Il percorso espositivo tocca i temi più caratteristici della sua cifra stilistica e si apre con la serie dei suoi autoritratti in cui il suo sguardo severo si riflette negli specchi, nelle vetrine e la sua lunga ombra invade l’obiettivo quasi come se volesse finalmente presentarsi al pubblico che non ha mai voluto o potuto incontrare.

Una sezione è dedicata agli scatti catturati tra le strade di New York e Chicago. Vivian Maier predilige i quartieri proletari delle città in cui ha vissuto. Instancabile, cammina per tutto il tessuto urbano popolato da persone anonime che davanti al suo obiettivo diventano protagoniste, anche per una sola frazione di secondo, e recitano inconsciamente un ruolo.

Le scene che diventano oggetto delle sue narrazioni sono spesso aneddoti, coincidenze, sviste della realtà, momenti della vita sociale a cui nessuno presta attenzione. Ognuna delle sue immagini si trova proprio nel luogo in cui l’ordinario fallisce, dove il reale scivola via e diventa straordinario.

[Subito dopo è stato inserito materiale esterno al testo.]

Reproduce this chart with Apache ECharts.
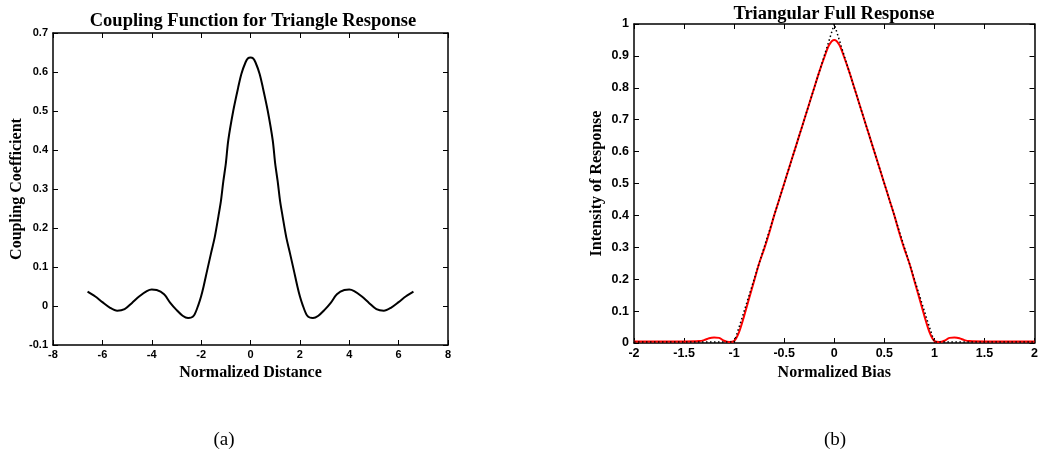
<!DOCTYPE html>
<html>
<head>
<meta charset="utf-8">
<script src="https://cdn.jsdelivr.net/npm/echarts@6/dist/echarts.min.js"></script>
<style>
html,body{margin:0;padding:0;background:#fff;}
#c{width:1041px;height:455px;}
</style>
</head>
<body>
<div id="c"></div>
<script>
// ---- Data (a): coupling function ----
var couplingX = [-6.6, -6.3, -6.0, -5.7, -5.4, -5.1, -4.8, -4.5, -4.2, -4.0, -3.8, -3.5, -3.25, -3.0, -2.75, -2.53, -2.3, -2.1, -2.0, -1.9, -1.76, -1.6, -1.45, -1.3, -1.2, -1.1, -1.0, -0.9, -0.7, -0.5, -0.37, -0.2, -0.1, 0,
                 0.1, 0.2, 0.37, 0.5, 0.7, 0.9, 1.0, 1.1, 1.2, 1.3, 1.45, 1.6, 1.76, 1.9, 2.0, 2.1, 2.3, 2.53, 2.75, 3.0, 3.25, 3.5, 3.8, 4.0, 4.2, 4.5, 4.8, 5.1, 5.4, 5.7, 6.0, 6.3, 6.6];
var couplingY = [0.037, 0.025, 0.01, -0.004, -0.012, -0.008, 0.008, 0.025, 0.038, 0.042, 0.041, 0.03, 0.008, -0.01, -0.025, -0.031, -0.025, 0.005, 0.025, 0.05, 0.09, 0.135, 0.176, 0.23, 0.268, 0.32, 0.365, 0.425, 0.50, 0.56, 0.595, 0.625, 0.635, 0.637,
                 0.635, 0.625, 0.595, 0.56, 0.50, 0.425, 0.365, 0.32, 0.268, 0.23, 0.176, 0.135, 0.09, 0.05, 0.025, 0.005, -0.025, -0.031, -0.025, -0.01, 0.008, 0.03, 0.041, 0.042, 0.038, 0.025, 0.008, -0.008, -0.012, -0.004, 0.01, 0.025, 0.037];

// ---- Data (b): triangular full response ----
var biasX = [-2, -1.5, -1.35, -1.3, -1.25, -1.2, -1.15, -1.1, -1.05, -1.0, -0.95, -0.9, -0.85, -0.8, -0.75, -0.7, -0.65, -0.6, -0.55, -0.5, -0.45, -0.4, -0.35, -0.3, -0.25, -0.2, -0.15, -0.1, -0.05, 0,
             0.05, 0.1, 0.15, 0.2, 0.25, 0.3, 0.35, 0.4, 0.45, 0.5, 0.55, 0.6, 0.65, 0.7, 0.75, 0.8, 0.85, 0.9, 0.95, 1.0, 1.05, 1.1, 1.15, 1.2, 1.25, 1.3, 1.35, 1.5, 2];
var idealResp = [0.003, 0.003, 0.003, 0.003, 0.003, 0.003, 0.003, 0.003, 0.003, 0.003, 0.05, 0.1, 0.15, 0.2, 0.25, 0.3, 0.35, 0.4, 0.45, 0.5, 0.55, 0.6, 0.65, 0.7, 0.75, 0.8, 0.85, 0.9, 0.95, 1.0,
                 0.95, 0.9, 0.85, 0.8, 0.75, 0.7, 0.65, 0.6, 0.55, 0.5, 0.45, 0.4, 0.35, 0.3, 0.25, 0.2, 0.15, 0.1, 0.05, 0.003, 0.003, 0.003, 0.003, 0.003, 0.003, 0.003, 0.003, 0.003, 0.003];
var fullResp = [0.005, 0.005, 0.006, 0.009, 0.015, 0.017, 0.016, 0.007, 0.003, 0.006, 0.035, 0.085, 0.14, 0.195, 0.25, 0.295, 0.345, 0.4, 0.45, 0.5, 0.55, 0.6, 0.65, 0.7, 0.75, 0.8, 0.85, 0.895, 0.935, 0.95,
                0.935, 0.895, 0.85, 0.8, 0.75, 0.7, 0.65, 0.6, 0.55, 0.5, 0.45, 0.4, 0.345, 0.295, 0.25, 0.195, 0.14, 0.085, 0.035, 0.006, 0.003, 0.007, 0.016, 0.017, 0.015, 0.009, 0.006, 0.005, 0.005];

function pairs(xs, ys){ return xs.map(function(x,i){ return [x, ys[i]]; }); }

var SERIF = '"Liberation Serif", "Times New Roman", serif';
var SANS = '"Liberation Sans", Arial, sans-serif';

function mainX(grid, min, max, interval, name, fs, gap){
  return {
    type:'value', gridIndex:grid, min:min, max:max, interval:interval, position:'bottom',
    name:name, nameLocation:'middle', nameGap:gap,
    nameTextStyle:{fontFamily:SERIF, fontWeight:'bold', fontSize:16, color:'#000'},
    axisLine:{show:true, onZero:false, lineStyle:{color:'#000', width:1.5}},
    axisTick:{show:true, inside:true, length:5, lineStyle:{color:'#000', width:1}},
    axisLabel:{show:true, margin:4, fontFamily:SANS, fontWeight:'bold', fontSize:fs, color:'#000'},
    splitLine:{show:false}
  };
}
function mirrorX(grid, min, max, interval){
  return {
    type:'value', gridIndex:grid, min:min, max:max, interval:interval, position:'top',
    axisLine:{show:true, onZero:false, lineStyle:{color:'#000', width:1.5}},
    axisTick:{show:true, inside:true, length:5, lineStyle:{color:'#000', width:1}},
    axisLabel:{show:false}, splitLine:{show:false}
  };
}
function mainY(grid, min, max, interval, name, fs, gap){
  return {
    type:'value', gridIndex:grid, min:min, max:max, interval:interval, position:'left',
    name:name, nameLocation:'middle', nameGap:gap,
    nameTextStyle:{fontFamily:SERIF, fontWeight:'bold', fontSize:16, color:'#000'},
    axisLine:{show:true, onZero:false, lineStyle:{color:'#000', width:1.5}},
    axisTick:{show:true, inside:true, length:5, lineStyle:{color:'#000', width:1}},
    axisLabel:{show:true, margin:5, fontFamily:SANS, fontWeight:'bold', fontSize:fs, color:'#000',
      formatter:function(v){ return String(Math.round(v*10)/10); }},
    splitLine:{show:false}
  };
}
function mirrorY(grid, min, max, interval){
  return {
    type:'value', gridIndex:grid, min:min, max:max, interval:interval, position:'right',
    axisLine:{show:true, onZero:false, lineStyle:{color:'#000', width:1.5}},
    axisTick:{show:true, inside:true, length:5, lineStyle:{color:'#000', width:1}},
    axisLabel:{show:false}, splitLine:{show:false}
  };
}

var chart = echarts.init(document.getElementById('c'), null, {renderer:'canvas'});
chart.setOption({
  animation:false,
  backgroundColor:'#fff',
  title:[
    {text:'Coupling Function for Triangle Response', left:248, top:7, textAlign:'center',
     textStyle:{fontFamily:SERIF, fontWeight:'bold', fontSize:18.5, color:'#000'}},
    {text:'Triangular Full Response', left:829, top:0, textAlign:'center',
     textStyle:{fontFamily:SERIF, fontWeight:'bold', fontSize:18.5, color:'#000'}},
    {text:'(a)', left:219, top:426, textAlign:'center',
     textStyle:{fontFamily:SERIF, fontWeight:'normal', fontSize:19, color:'#000'}},
    {text:'(b)', left:830, top:426, textAlign:'center',
     textStyle:{fontFamily:SERIF, fontWeight:'normal', fontSize:19, color:'#000'}}
  ],
  grid:[
    {left:53, right:593, top:33, bottom:110},
    {left:634, right:4, top:24, bottom:112}
  ],
  xAxis:[
    mainX(0, -8, 8, 2, 'Normalized Distance', 11, 19),
    mirrorX(0, -8, 8, 2),
    mainX(1, -2, 2, 0.5, 'Normalized Bias', 12.5, 19),
    mirrorX(1, -2, 2, 0.5)
  ],
  yAxis:[
    mainY(0, -0.1, 0.7, 0.1, 'Coupling Coefficient', 11, 28),
    mirrorY(0, -0.1, 0.7, 0.1),
    mainY(1, 0, 1, 0.1, 'Intensity of Response', 12.5, 29),
    mirrorY(1, 0, 1, 0.1)
  ],
  series:[
    {type:'line', xAxisIndex:0, yAxisIndex:0, data:pairs(couplingX, couplingY), smooth:0.3,
     showSymbol:false, lineStyle:{color:'#000', width:2}},
    {type:'line', xAxisIndex:2, yAxisIndex:2, data:pairs(biasX, fullResp), smooth:0.3,
     showSymbol:false, lineStyle:{color:'#ff0000', width:2}},
    {type:'line', xAxisIndex:2, yAxisIndex:2, data:pairs(biasX, idealResp),
     showSymbol:false, lineStyle:{color:'#000', width:1.5, type:[1.5,2.5]}, z:3}
  ]
});
</script>
</body>
</html>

Mentre cammina per la città, Vivian Maier a volte si sofferma su un volto. La maggior parte dei visi che scandiscono le sue passeggiate fotografiche sono quelli di persone che le assomigliano, che vivono ai margini del mondo illuminato dall’euforia del sogno americano. Parlano di povertà, lavori estenuanti, miseria e destini oscuri. Ognuno di questi ritratti, impassibile e austero, è colto frontalmente nel momento dello scatto. A essi fanno da contraltare quelli delle signore dell’alta borghesia, che reagiscono in modo offeso al palesarsi improvviso della fotografa.

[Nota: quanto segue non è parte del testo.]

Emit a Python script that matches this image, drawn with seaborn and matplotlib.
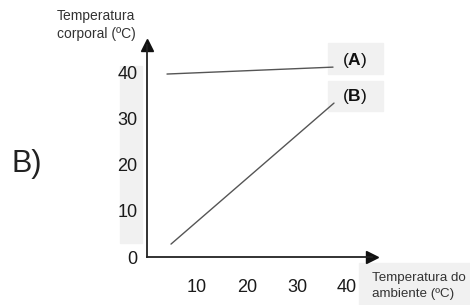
import matplotlib
matplotlib.use("Agg")
import matplotlib.pyplot as plt
from matplotlib.patches import Rectangle
import seaborn as sns
import pandas as pd

# values
ambiente_a = [4.0, 37.2]
corporal_a = [39.7, 41.2]
ambiente_b = [4.8, 37.4]
corporal_b = [2.8, 33.4]
x_ticks = [10, 20, 30, 40]
y_ticks = [0, 10, 20, 30, 40]

sns.set_style("white")
plt.rcParams['font.family'] = ['Liberation Sans', 'DejaVu Sans']
plt.rcParams['mathtext.fontset'] = 'custom'
plt.rcParams['mathtext.bf'] = 'Liberation Sans:bold'
plt.rcParams['mathtext.rm'] = 'Liberation Sans'

df = pd.concat([
    pd.DataFrame({'ambiente': ambiente_a, 'corporal': corporal_a, 'serie': 'A'}),
    pd.DataFrame({'ambiente': ambiente_b, 'corporal': corporal_b, 'serie': 'B'}),
])

W, H = 470, 305
fig = plt.figure(figsize=(4.7, 3.05), dpi=100)

def fx(px):
    return px / W

def fy(py):
    return 1 - py / H

# grey backgrounds (as in the scanned figure)
for x0, y0, x1, y1 in [(120, 66, 142, 243), (359, 263, 470, 305),
                       (328, 43, 383, 74), (328, 81, 383, 111)]:
    fig.patches.append(Rectangle((fx(x0), fy(y1)), fx(x1) - fx(x0), fy(y0) - fy(y1),
                                 transform=fig.transFigure, color='#f1f1f1', zorder=-5))

ax = fig.add_axes([fx(147), fy(257), fx(372) - fx(147), fy(45) - fy(257)])
ax.patch.set_alpha(0)

sns.lineplot(data=df, x='ambiente', y='corporal', units='serie', estimator=None,
             color='#555555', linewidth=1.0, ax=ax, legend=False)

ax.set_xlim(0, 45)
ax.set_ylim(0, 46)
ax.set_xticks(x_ticks)
ax.set_yticks(y_ticks)
ax.set_xlabel('')
ax.set_ylabel('')

for s in ['top', 'right']:
    ax.spines[s].set_visible(False)
for s in ['left', 'bottom']:
    ax.spines[s].set_color('#222222')
    ax.spines[s].set_linewidth(1.3)

ax.tick_params(axis='x', direction='in', length=4, width=1, color='#222222',
               pad=16, labelsize=13, labelcolor='#1a1a1a')
ax.tick_params(axis='y', direction='out', length=5, width=1, color='#222222',
               pad=2, labelsize=13, labelcolor='#1a1a1a')

# arrow heads on the axes
ax.plot(1, 0, marker='>', color='#111111', markersize=8, transform=ax.transAxes,
        clip_on=False)
ax.plot(0, 1, marker='^', color='#111111', markersize=8, transform=ax.transAxes,
        clip_on=False)

# series labels
fig.text(fx(355), fy(60), r'($\mathbf{A}$)', ha='center', va='center', fontsize=12.5, color='#111111')
fig.text(fx(355), fy(97), r'($\mathbf{B}$)', ha='center', va='center', fontsize=12.5, color='#111111')

# axis titles
fig.text(fx(57), fy(25), 'Temperatura\ncorporal (ºC)', ha='left', va='center',
         fontsize=10, color='#333333', linespacing=1.3)
fig.text(fx(372), fy(286), 'Temperatura do\nambiente (ºC)', ha='left', va='center',
         fontsize=9.6, color='#333333', linespacing=1.35)

fig.text(fx(11), fy(164), 'B)', ha='left', va='center', fontsize=22, color='#222222')

fig.savefig('out.png', dpi=100)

Oltre ai ritratti, Vivian Maier si concentra sui gesti, redigendo un inventario degli atteggiamenti e delle posture delle persone fotografate che tradiscono un pensiero, una intenzione, ma che rivela la loro autentica identità. Le mani sono spesso le protagoniste di queste immagini perché raccontano, senza saperlo, la vita di coloro a cui appartengono.

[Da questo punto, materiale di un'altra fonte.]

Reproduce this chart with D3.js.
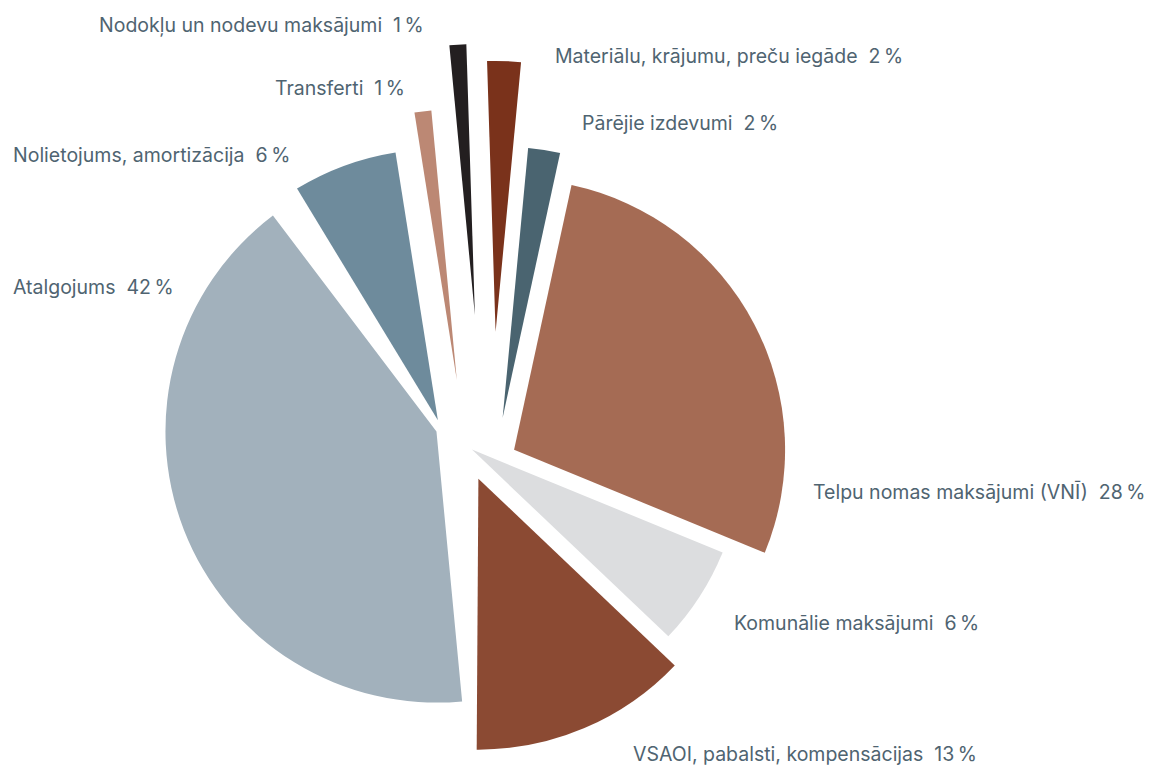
<!DOCTYPE html>
<html>
<head>
<meta charset="utf-8">
<script src="https://cdn.jsdelivr.net/npm/d3@7"></script>
<style>
  body { margin: 0; background: #fff; }
  .label { font-family: Inter, "Noto Sans", sans-serif; font-size: 19.5px; fill: #4f6471; }
</style>
</head>
<body>
<div id="chart"></div>
<script>
// slices in drawing order, clockwise starting just left of 12 o'clock
var categories = ["Transferti", "Nodokļu un nodevu maksājumi", "Materiālu, krājumu, preču iegāde",
    "Pārējie izdevumi", "Telpu nomas maksājumi (VNĪ)", "Komunālie maksājumi",
    "VSAOI, pabalsti, kompensācijas", "Atalgojums", "Nolietojums, amortizācija"];
var shares = [1.0, 1.0, 2.0, 1.9, 27.8, 5.9, 13.0, 41.2, 6.2];
var labelPct = [1, 1, 2, 2, 28, 6, 13, 42, 6];

// styling per slice
var colors = ["#bc8874", "#231f20", "#7a321b", "#4a6470", "#a56b54", "#dcdddf", "#8b4a33", "#a2b1bc", "#6e8b9c"];
var explode = [65, 129, 114, 33, 43, 10, 37, 22, 32];   // push out along the slice's middle
var slide = [2, 20, 29, 35, 28, -1, -1, 20, -15];       // push sideways (clockwise)
var tilt = [0, 0, 0, 0, 0, 0, 0, -5.8, 0];              // extra turn in degrees
var labelX = [275, 99, 555, 582, 813, 734, 633, 13, 13];
var labelY = [95, 32, 63, 130, 499, 630, 761, 294, 162];

var width = 1152, height = 767;
var cx = 463, cy = 445, radius = 271;

var svg = d3.select("#chart").append("svg")
    .attr("width", width)
    .attr("height", height);

var pie = d3.pie()
    .sort(null)
    .value(function(d) { return d; })
    .startAngle(-9 * Math.PI / 180)
    .endAngle(351 * Math.PI / 180);

var arc = d3.arc().innerRadius(0).outerRadius(radius);

svg.selectAll("path.slice")
    .data(pie(shares))
    .enter().append("path")
    .attr("class", "slice")
    .attr("d", arc)
    .attr("fill", function(d, i) { return colors[i]; })
    .attr("transform", function(d, i) {
        var a = (d.startAngle + d.endAngle) / 2;
        var dx = explode[i] * Math.sin(a) + slide[i] * Math.cos(a);
        var dy = -explode[i] * Math.cos(a) + slide[i] * Math.sin(a);
        return "translate(" + (cx + dx) + "," + (cy + dy) + ") rotate(" + tilt[i] + ")";
    });

svg.selectAll("text.label")
    .data(categories)
    .enter().append("text")
    .attr("class", "label")
    .attr("x", function(d, i) { return labelX[i]; })
    .attr("y", function(d, i) { return labelY[i]; })
    .text(function(d, i) { return d + "\u00a0\u00a0" + labelPct[i] + "\u2009%"; });
</script>
</body>
</html>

Agli inizi degli anni sessanta si nota un cambiamento nel suo modo di fotografare. La sua relazione con il tempo sta cambiando, e il cinema sta già cominciando a insinuarsi e ad avere la precedenza sulla fotografia. Vivian Maier inizia a giocare con il movimento, creando sequenze cinetiche, come se cercasse di trasportare le specificità del linguaggio cinematografico in quello della fotografia, creando delle vere e proprie sequenze di film.

Come naturale conseguenza, Vivian Maier inizia a girare con la sua cinepresa Super 8, documentando tutto quello che passava davanti ai suoi occhi, in modo frontale, senza artifici né montaggi.

Un importante capitolo della mostra è dedicato alle fotografie a colori. Se da un lato, i lavori in bianco e nero sono profondamente silenziosi, quelli a colori si presentano come uno spazio pieno di suoni, un luogo dove bisogna prima sentire per vedere. Questo concetto musicale di colore sembra riecheggiare nello spazio urbano, come il blues che scorre per le strade di Chicago e, in particolare, nei quartieri popolari frequentati da Maier.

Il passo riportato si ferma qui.